A Look At How Many People Have Been Kicked Offline In Korea On Accusations (Not Convictions) Of Infringement
from the one-strike dept
So, now that the law has been in place for over a year, what's been happening in South Korea? Well, it turns out that people are getting kicked offline for accusations of filing sharing -- but worryingly, it appears they're being kicked off with one strike, not three. Glyn Moody points us to a report on the data behind what's going on in South Korea.
Now, it's important to understand the specifics of the law there. There are two ways a user can have his or her account suspended. The first is if the Minister of Culture orders the ISP to suspend the user. However, this can only come after the user has been warned three times (hence: three strikes).
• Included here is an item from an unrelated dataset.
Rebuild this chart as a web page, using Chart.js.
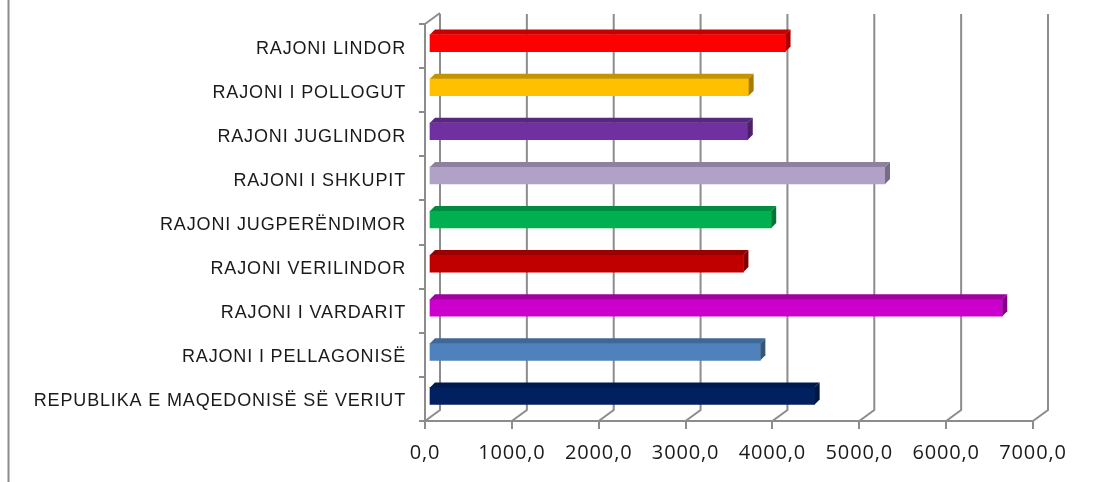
<!DOCTYPE html>
<html>
<head>
<meta charset="utf-8">
<style>html,body{margin:0;padding:0;background:#fff}canvas{display:block}</style>
<script src="https://cdn.jsdelivr.net/npm/chart.js@4"></script>
</head>
<body>
<canvas id="c" width="1112" height="482"></canvas>
<script>
const categories = ["RAJONI LINDOR","RAJONI I POLLOGUT","RAJONI JUGLINDOR","RAJONI I SHKUPIT","RAJONI JUGPERËNDIMOR","RAJONI VERILINDOR","RAJONI I VARDARIT","RAJONI I PELLAGONISË","REPUBLIKA E MAQEDONISË SË VERIUT"];
const values = [4105,3680,3670,5250,3940,3620,6600,3815,4440];
const frontColors = ["#FF0000","#FFC000","#7030A0","#B2A1C7","#00B050","#C00000","#CC00CC","#4F81BD","#002060"];
const topColors = ["#C80000","#C49300","#592680","#8E809F","#008C40","#980000","#A000A0","#3F6797","#001A4D"];
const sideColors = ["#A80000","#A67C00","#4B2069","#776B85","#007535","#800000","#860086","#355676","#001540"];
const AXIS = "#8C8C8C";
const DX = 15, DY = 11, BAR_DX = 4, BAR_DY = -3, SIDE_X = 5, SIDE_Y = 5, LABEL_SHIFT = 2.5;

const scene = {
  id: "scene",
  beforeDraw(chart) {
    const {ctx, scales:{y}} = chart;
    ctx.letterSpacing = "0.85px";
    if (!y.__shifted) {
      y.__shifted = true;
      const base = Object.getPrototypeOf(y).drawLabels;
      y.drawLabels = function(area) {
        ctx.save();
        ctx.translate(0, LABEL_SHIFT);
        base.call(this, area);
        ctx.restore();
      };
    }
  },
  beforeDatasetsDraw(chart) {
    const {ctx, scales:{x, y}} = chart;
    ctx.save();
    ctx.strokeStyle = AXIS;
    ctx.lineWidth = 2;
    ctx.beginPath();
    ctx.moveTo(8.5, 0); ctx.lineTo(8.5, 482);
    x.ticks.forEach(t => {
      const px = x.getPixelForValue(t.value);
      ctx.moveTo(px, y.bottom);
      ctx.lineTo(px + DX, y.bottom - DY);
      ctx.lineTo(px + DX, y.top - DY + 1);
    });
    ctx.moveTo(x.left, y.top);
    ctx.lineTo(x.left + DX, y.top - DY);
    ctx.stroke();
    ctx.restore();
    ctx.save();
    ctx.translate(BAR_DX, BAR_DY);
  },
  afterDatasetsDraw(chart) {
    const {ctx} = chart;
    chart.getDatasetMeta(0).data.forEach((b, i) => {
      const t = b.y - b.height / 2, bt = b.y + b.height / 2, l = b.base, r = b.x;
      ctx.fillStyle = topColors[i];
      ctx.beginPath();
      ctx.moveTo(l, t); ctx.lineTo(l + SIDE_X, t - SIDE_Y); ctx.lineTo(r + SIDE_X, t - SIDE_Y); ctx.lineTo(r, t);
      ctx.closePath(); ctx.fill();
      ctx.fillStyle = sideColors[i];
      ctx.beginPath();
      ctx.moveTo(r, t); ctx.lineTo(r + SIDE_X, t - SIDE_Y); ctx.lineTo(r + SIDE_X, bt - SIDE_Y); ctx.lineTo(r, bt);
      ctx.closePath(); ctx.fill();
    });
    ctx.restore();
  }
};

new Chart(document.getElementById("c"), {
  type: "bar",
  data: {labels: categories, datasets: [{data: values, backgroundColor: frontColors, barThickness: 17, borderWidth: 0, clip: false}]},
  options: {
    indexAxis: "y",
    responsive: false,
    animation: false,
    events: [],
    layout: {padding: {top: 24, right: 79, bottom: 0, left: 0}},
    plugins: {legend: {display: false}, tooltip: {enabled: false}, title: {display: false}},
    scales: {
      x: {
        min: 0, max: 7000,
        afterFit(s) { s.height = 61; },
        grid: {drawOnChartArea: false, drawTicks: true, tickLength: 8, color: AXIS, lineWidth: 2},
        border: {color: AXIS, width: 2},
        ticks: {stepSize: 1000, padding: 12, color: "#1a1a1a", maxRotation: 0,
          font: {family: "'Open Sans'", size: 20},
          callback: v => v.toFixed(1).replace(".", ",")}
      },
      y: {
        afterFit(s) { s.width = 425; },
        grid: {drawOnChartArea: false, drawTicks: true, tickLength: 6, color: AXIS, lineWidth: 2, offset: true},
        border: {color: AXIS, width: 2},
        ticks: {padding: 13, color: "#1a1a1a", autoSkip: false,
          font: {family: "'Liberation Sans'", size: 18}}
      }
    }
  },
  plugins: [scene]
});
</script>
</body>
</html>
However, there's also a separate way, which is that the Copyright Commission can "recommend" that ISPs warn someone, block or delete materials believed to be infringing or suspend accounts. Deleting or suspending doesn't require any prior notice or warnings or anything. Basically, the Commission says "we recommend you censor this content and/or suspend this user" and the ISPs then have a choice to make. Guess what they do? That's right, they obey. Nearly every time. Out of over 65,000 "recommendations" by the Commission, ISPs have only declined to follow the recommendation 40 times -- 20 times in sending out warnings and 20 times in deleting content. It's never declined to follow a recommendation to suspend an account.